◆ **Task to carry out**:
Quote word for word the lines below, beginning with the first and ending with the one that has "notificació', color=txt, fontsize=16.5, labelpad=10)". Drop the pictures.

◆ **Figure scripts**:

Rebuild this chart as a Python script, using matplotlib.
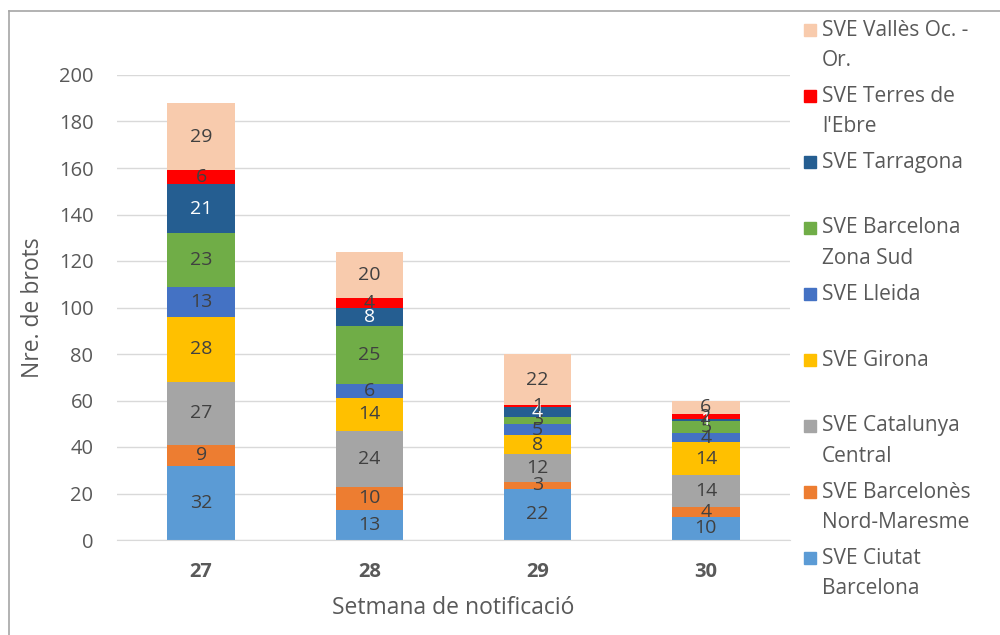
import matplotlib.pyplot as plt
from matplotlib.lines import Line2D
import numpy as np

plt.rcParams['font.family'] = ['Open Sans', 'DejaVu Sans']

weeks = ['27', '28', '29', '30']
series = ['SVE Ciutat\nBarcelona', 'SVE Barcelonès\nNord-Maresme', 'SVE Catalunya\nCentral',
          'SVE Girona', 'SVE Lleida', 'SVE Barcelona\nZona Sud', 'SVE Tarragona',
          "SVE Terres de\nl'Ebre", 'SVE Vallès Oc. -\nOr.']
ciutat_bcn = [32, 13, 22, 10]
bcn_nord = [9, 10, 3, 4]
cat_central = [27, 24, 12, 14]
girona = [28, 14, 8, 14]
lleida = [13, 6, 5, 4]
bcn_sud = [23, 25, 3, 5]
tarragona = [21, 8, 4, 1]
terres_ebre = [6, 4, 1, 2]
valles = [29, 20, 22, 6]
values = [ciutat_bcn, bcn_nord, cat_central, girona, lleida, bcn_sud, tarragona, terres_ebre, valles]

colors = ['#5B9BD5', '#ED7D31', '#A5A5A5', '#FFC000', '#4472C4', '#70AD47', '#255E91', '#FF0000', '#F8CBAD']
label_colors = ['#404040'] * 6 + ['white', '#404040', '#404040']
txt = '#595959'

W, H = 1000, 635
fig = plt.figure(figsize=(W / 100, H / 100), dpi=100)
ax = fig.add_axes([117 / W, 1 - 540 / H, 673 / W, 465 / H])

x = np.arange(len(weeks))
bottom = np.zeros(len(weeks))
for vals, c, lc in zip(values, colors, label_colors):
    rects = ax.bar(x, vals, 0.4, bottom=bottom, color=c, zorder=2)
    ax.bar_label(rects, label_type='center', color=lc, fontsize=14)
    bottom += vals

ax.set_xlim(-0.5, 3.5)
ax.set_ylim(0, 200)
ax.set_yticks(range(0, 201, 20))
ax.set_xticks(x, weeks)
ax.grid(axis='y', color='#D9D9D9', linewidth=1, zorder=0)
for s in ['top', 'right', 'left']:
    ax.spines[s].set_visible(False)
ax.spines['bottom'].set_color('#D9D9D9')
ax.tick_params(length=0, colors=txt, labelsize=14.5)
ax.tick_params(axis='y', pad=17)
ax.tick_params(axis='x', pad=16)
for t in ax.get_xticklabels():
    t.set_fontweight('bold')
ax.set_ylabel('Nre. de brots', color=txt, fontsize=16.5, labelpad=10)
ax.set_xlabel('Setmana de notificació', color=txt, fontsize=16.5, labelpad=10)

# legend, drawn top to bottom in reverse order
for i, (name, c) in enumerate(zip(series[::-1], colors[::-1])):
    yc = 1 - (30 + 66 * i) / H
    fig.add_artist(plt.Rectangle((804 / W, yc - 6 / H), 12 / W, 12 / H, color=c,
                                 transform=fig.transFigure))
    for j, line in enumerate(name.split('\n')):
        fig.text(822 / W, yc - j * 30 / H, line, color=txt, fontsize=15, va='center', ha='left')

# chart frame
fig.add_artist(Line2D([9 / W, 9 / W], [0, 1 - 11 / H], color='#A6A6A6', lw=1.2, transform=fig.transFigure))
fig.add_artist(Line2D([9 / W, 1], [1 - 11 / H, 1 - 11 / H], color='#A6A6A6', lw=1.2, transform=fig.transFigure))

fig.savefig('out.png', dpi=100)
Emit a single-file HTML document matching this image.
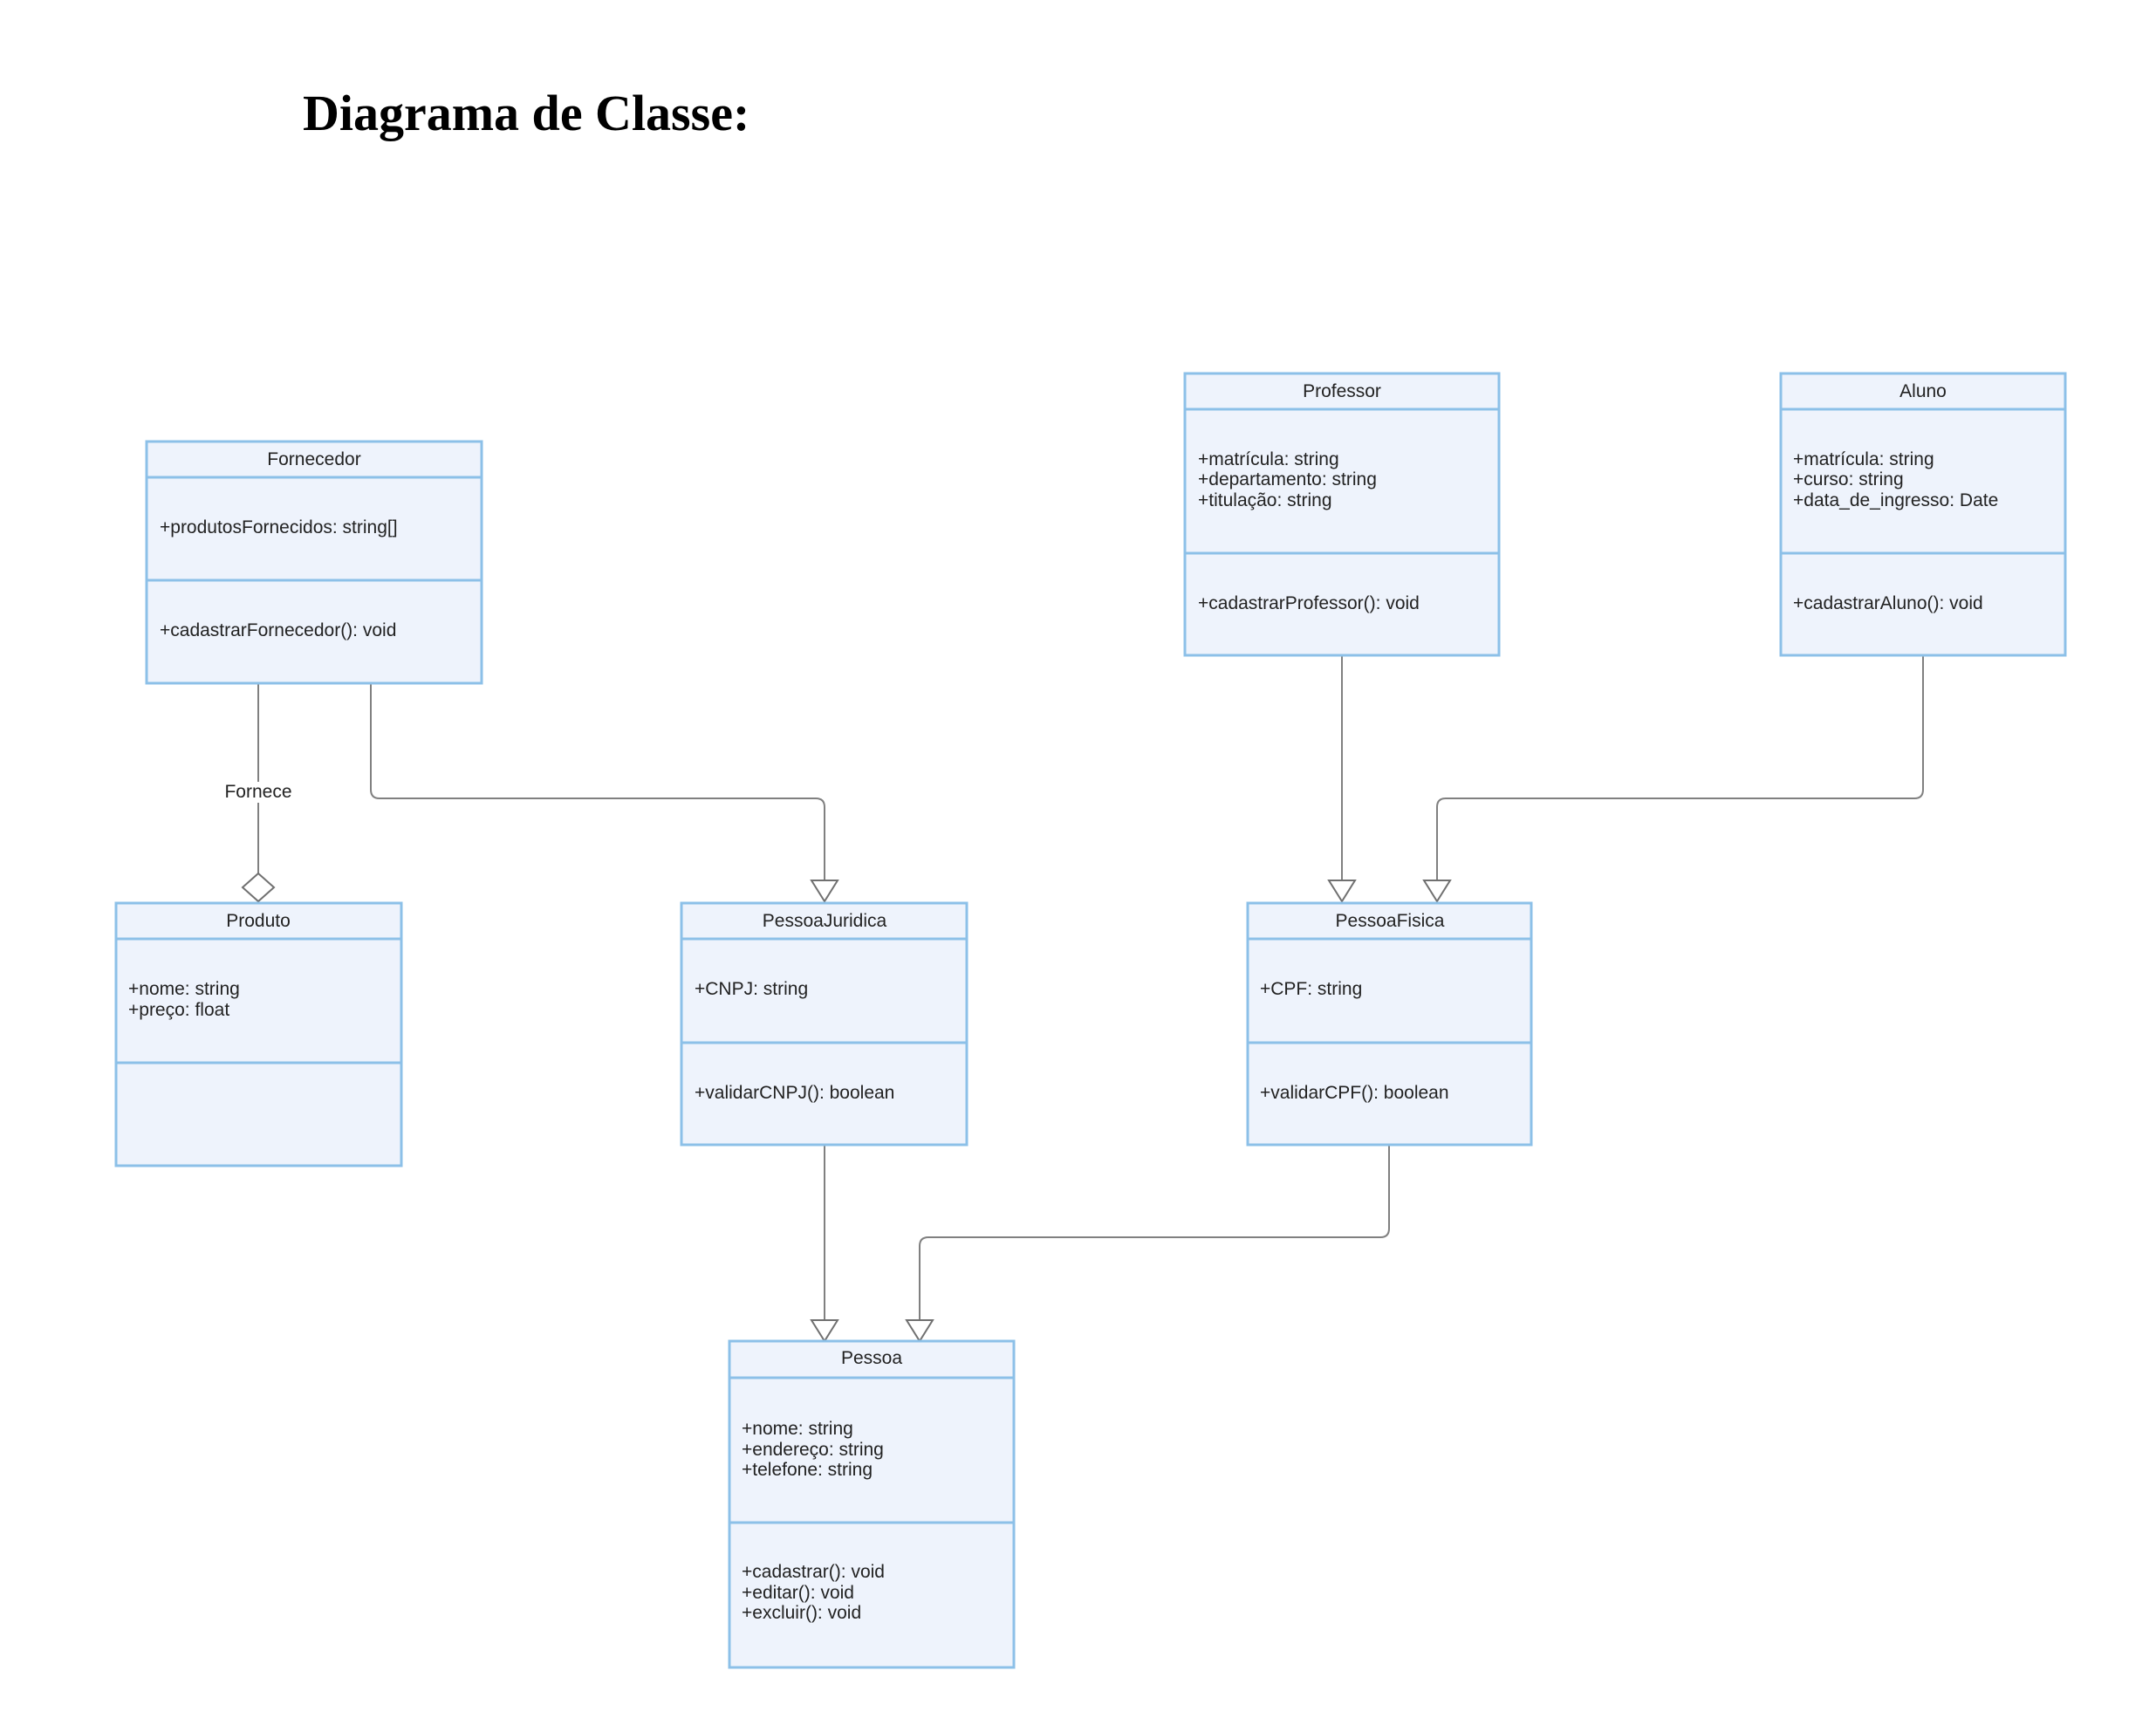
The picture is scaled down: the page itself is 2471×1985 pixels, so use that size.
<!DOCTYPE html>
<html><head><meta charset="utf-8"><style>
html,body{margin:0;padding:0;background:#fff;}
svg{display:block;}
.b{fill:#eef3fc;stroke:#8cc0e8;stroke-width:3;}
.d{stroke:#8cc0e8;stroke-width:3;}
.t{font-family:"Liberation Sans",Arial,sans-serif;font-size:21px;fill:#222;}
.c{stroke:#808080;stroke-width:2;fill:none;}
.a{stroke:#707070;stroke-width:2;fill:#fff;}
</style></head><body>
<svg width="2471" height="1985" viewBox="0 0 2471 1985" xmlns="http://www.w3.org/2000/svg">
<text x="347" y="149" font-family="'Liberation Serif','Times New Roman',serif" font-weight="bold" font-size="58" fill="#000">Diagrama de Classe:</text>

<path class="c" d="M296 783 V1001"/>
<rect x="258" y="896" width="78" height="24" fill="#fff"/>
<text class="t" x="296" y="914" text-anchor="middle">Fornece</text>
<path class="a" d="M296 1001 L314 1017 L296 1033 L278 1017 Z"/>
<path class="c" d="M425 783 V905 Q425 915 435 915 H935 Q945 915 945 925 V1009"/>
<path class="a" d="M930 1009 H960 L945 1033 Z"/>
<path class="c" d="M1538 751 V1009"/>
<path class="a" d="M1523 1009 H1553 L1538 1033 Z"/>
<path class="c" d="M2204 751 V905 Q2204 915 2194 915 H1657 Q1647 915 1647 925 V1009"/>
<path class="a" d="M1632 1009 H1662 L1647 1033 Z"/>
<path class="c" d="M945 1312 V1513"/>
<path class="a" d="M930 1513 H960 L945 1537 Z"/>
<path class="c" d="M1592 1312 V1408 Q1592 1418 1582 1418 H1064 Q1054 1418 1054 1428 V1513"/>
<path class="a" d="M1039 1513 H1069 L1054 1537 Z"/>

<rect class="b" x="168" y="506" width="384" height="277"/>
<line class="d" x1="168" y1="547" x2="552" y2="547"/>
<line class="d" x1="168" y1="665" x2="552" y2="665"/>
<text class="t" x="360" y="533" text-anchor="middle">Fornecedor</text>
<text class="t" x="183" y="611">+produtosFornecidos: string[]</text>
<text class="t" x="183" y="729">+cadastrarFornecedor(): void</text>

<rect class="b" x="133" y="1035" width="327" height="301"/>
<line class="d" x1="133" y1="1076" x2="460" y2="1076"/>
<line class="d" x1="133" y1="1218" x2="460" y2="1218"/>
<text class="t" x="296" y="1062" text-anchor="middle">Produto</text>
<text class="t" x="147" y="1140">+nome: string</text>
<text class="t" x="147" y="1164">+preço: float</text>

<rect class="b" x="781" y="1035" width="327" height="277"/>
<line class="d" x1="781" y1="1076" x2="1108" y2="1076"/>
<line class="d" x1="781" y1="1195" x2="1108" y2="1195"/>
<text class="t" x="945" y="1062" text-anchor="middle">PessoaJuridica</text>
<text class="t" x="796" y="1140">+CNPJ: string</text>
<text class="t" x="796" y="1259">+validarCNPJ(): boolean</text>

<rect class="b" x="1358" y="428" width="360" height="323"/>
<line class="d" x1="1358" y1="469" x2="1718" y2="469"/>
<line class="d" x1="1358" y1="634" x2="1718" y2="634"/>
<text class="t" x="1538" y="455" text-anchor="middle">Professor</text>
<text class="t" x="1373" y="533">+matrícula: string</text>
<text class="t" x="1373" y="556">+departamento: string</text>
<text class="t" x="1373" y="580">+titulação: string</text>
<text class="t" x="1373" y="698">+cadastrarProfessor(): void</text>

<rect class="b" x="2041" y="428" width="326" height="323"/>
<line class="d" x1="2041" y1="469" x2="2367" y2="469"/>
<line class="d" x1="2041" y1="634" x2="2367" y2="634"/>
<text class="t" x="2204" y="455" text-anchor="middle">Aluno</text>
<text class="t" x="2055" y="533">+matrícula: string</text>
<text class="t" x="2055" y="556">+curso: string</text>
<text class="t" x="2055" y="580">+data_de_ingresso: Date</text>
<text class="t" x="2055" y="698">+cadastrarAluno(): void</text>

<rect class="b" x="1430" y="1035" width="325" height="277"/>
<line class="d" x1="1430" y1="1076" x2="1755" y2="1076"/>
<line class="d" x1="1430" y1="1195" x2="1755" y2="1195"/>
<text class="t" x="1593" y="1062" text-anchor="middle">PessoaFisica</text>
<text class="t" x="1444" y="1140">+CPF: string</text>
<text class="t" x="1444" y="1259">+validarCPF(): boolean</text>

<rect class="b" x="836" y="1537" width="326" height="374"/>
<line class="d" x1="836" y1="1579" x2="1162" y2="1579"/>
<line class="d" x1="836" y1="1745" x2="1162" y2="1745"/>
<text class="t" x="999" y="1563" text-anchor="middle">Pessoa</text>
<text class="t" x="850" y="1644">+nome: string</text>
<text class="t" x="850" y="1668">+endereço: string</text>
<text class="t" x="850" y="1691">+telefone: string</text>
<text class="t" x="850" y="1808">+cadastrar(): void</text>
<text class="t" x="850" y="1832">+editar(): void</text>
<text class="t" x="850" y="1855">+excluir(): void</text>
</svg>
</body></html>
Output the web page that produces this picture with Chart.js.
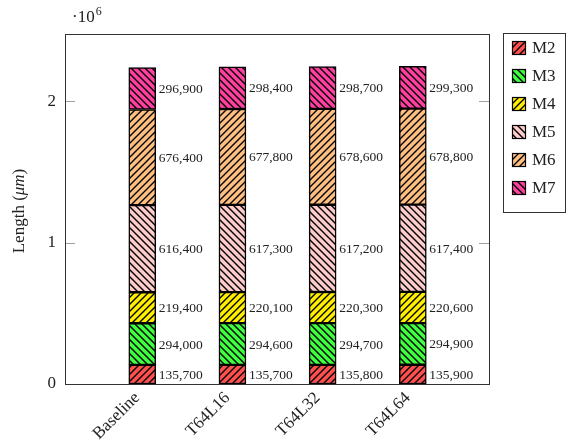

◆ **Reply to the exercise**:
Rebuild this chart as a Python script, using matplotlib.
import matplotlib.pyplot as plt
from matplotlib.lines import Line2D
import numpy as np

plt.rcParams['font.family'] = ['Open Sans', 'DejaVu Sans']

weeks = ['27', '28', '29', '30']
series = ['SVE Ciutat\nBarcelona', 'SVE Barcelonès\nNord-Maresme', 'SVE Catalunya\nCentral',
          'SVE Girona', 'SVE Lleida', 'SVE Barcelona\nZona Sud', 'SVE Tarragona',
          "SVE Terres de\nl'Ebre", 'SVE Vallès Oc. -\nOr.']
ciutat_bcn = [32, 13, 22, 10]
bcn_nord = [9, 10, 3, 4]
cat_central = [27, 24, 12, 14]
girona = [28, 14, 8, 14]
lleida = [13, 6, 5, 4]
bcn_sud = [23, 25, 3, 5]
tarragona = [21, 8, 4, 1]
terres_ebre = [6, 4, 1, 2]
valles = [29, 20, 22, 6]
values = [ciutat_bcn, bcn_nord, cat_central, girona, lleida, bcn_sud, tarragona, terres_ebre, valles]

colors = ['#5B9BD5', '#ED7D31', '#A5A5A5', '#FFC000', '#4472C4', '#70AD47', '#255E91', '#FF0000', '#F8CBAD']
label_colors = ['#404040'] * 6 + ['white', '#404040', '#404040']
txt = '#595959'

W, H = 1000, 635
fig = plt.figure(figsize=(W / 100, H / 100), dpi=100)
ax = fig.add_axes([117 / W, 1 - 540 / H, 673 / W, 465 / H])

x = np.arange(len(weeks))
bottom = np.zeros(len(weeks))
for vals, c, lc in zip(values, colors, label_colors):
    rects = ax.bar(x, vals, 0.4, bottom=bottom, color=c, zorder=2)
    ax.bar_label(rects, label_type='center', color=lc, fontsize=14)
    bottom += vals

ax.set_xlim(-0.5, 3.5)
ax.set_ylim(0, 200)
ax.set_yticks(range(0, 201, 20))
ax.set_xticks(x, weeks)
ax.grid(axis='y', color='#D9D9D9', linewidth=1, zorder=0)
for s in ['top', 'right', 'left']:
    ax.spines[s].set_visible(False)
ax.spines['bottom'].set_color('#D9D9D9')
ax.tick_params(length=0, colors=txt, labelsize=14.5)
ax.tick_params(axis='y', pad=17)
ax.tick_params(axis='x', pad=16)
for t in ax.get_xticklabels():
    t.set_fontweight('bold')
ax.set_ylabel('Nre. de brots', color=txt, fontsize=16.5, labelpad=10)
ax.set_xlabel('Setmana de notificació', color=txt, fontsize=16.5, labelpad=10)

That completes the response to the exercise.